The FCC’s Office of Engineering and Technology (OET) has designated Microsoft an administrator of the TV whitespaces database. The July 29 designation calls for Microsoft to develop and operate a TV bands database in its geographic area that will identify unused broadcast TV spectrum, also known as TV white spaces, that can be for wireless broadband in the unlicensed bands (at least for now). Microsoft is the tenth company to be thus designated.
OET awarded the designation despite Microsoft coming late to the party and the filing of two comments opposing the designation. A public notice was issued inviting those interested to file proposals with the FCC on November 25, 2009. Nine companies were designated TV bands database administrators on January 26 this year. Microsoft filed its proposal on April 18, 15 months after a stated deadline.

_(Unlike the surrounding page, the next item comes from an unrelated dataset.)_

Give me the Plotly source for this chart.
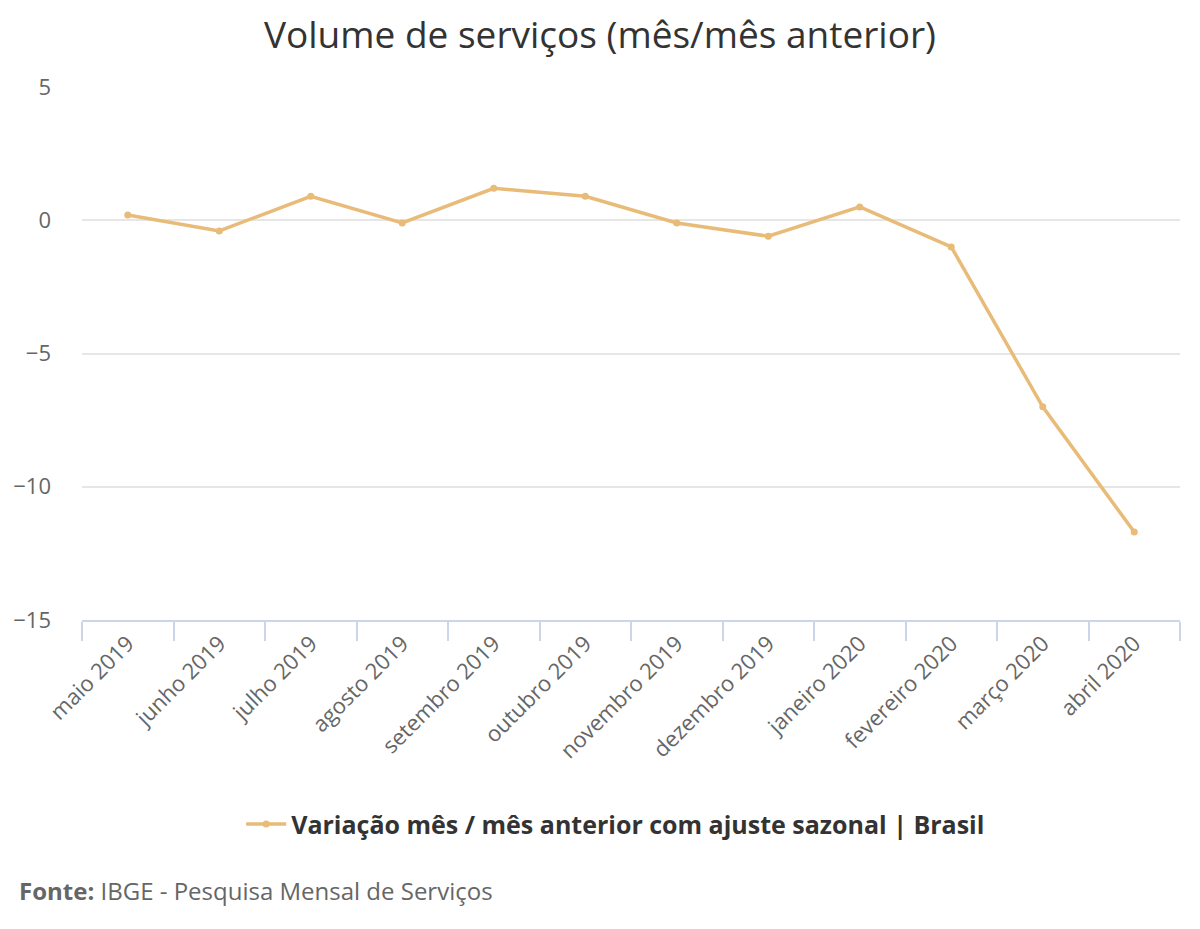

The Engineers for the Integrity of Broadcast Auxiliary Services Spectrum (EIBASS) opposed the designation for three reasons, which included the late filing, as well as the omission of an entire category of licensed stations operating on UHF channels from its database. OET concluded none were substantial enough to reject Microsoft’s proposal.
“Based upon our review of its proposal and the record before us, we are designating Microsoft Corporation as a TV bands database administrator, …,” OET chief Julius P. Knapp wrote. “We find that Microsoft has shown that it has the technical expertise to develop and operate a TV bands database.” Other designated white space administrators include Spectrum Bridge, Google, Telcordia Technologies and Neustar.
Microsoft must successfully pass an FCC evaluation of its capability as a TV bands database administrator that lasts no less than 45-days before it is permitted to make its database available for use. The TV white spaces band will be used to launch super wi-fi, or white-fi wireless broadband. The IEEE just announced the official standard, 802.22, for the promising wireless broadband technology, which aims to deliver 22 Mbps within a 62 mile range. The white space database aims to help dynamically assign spectrum use to end users who connect to the Internet.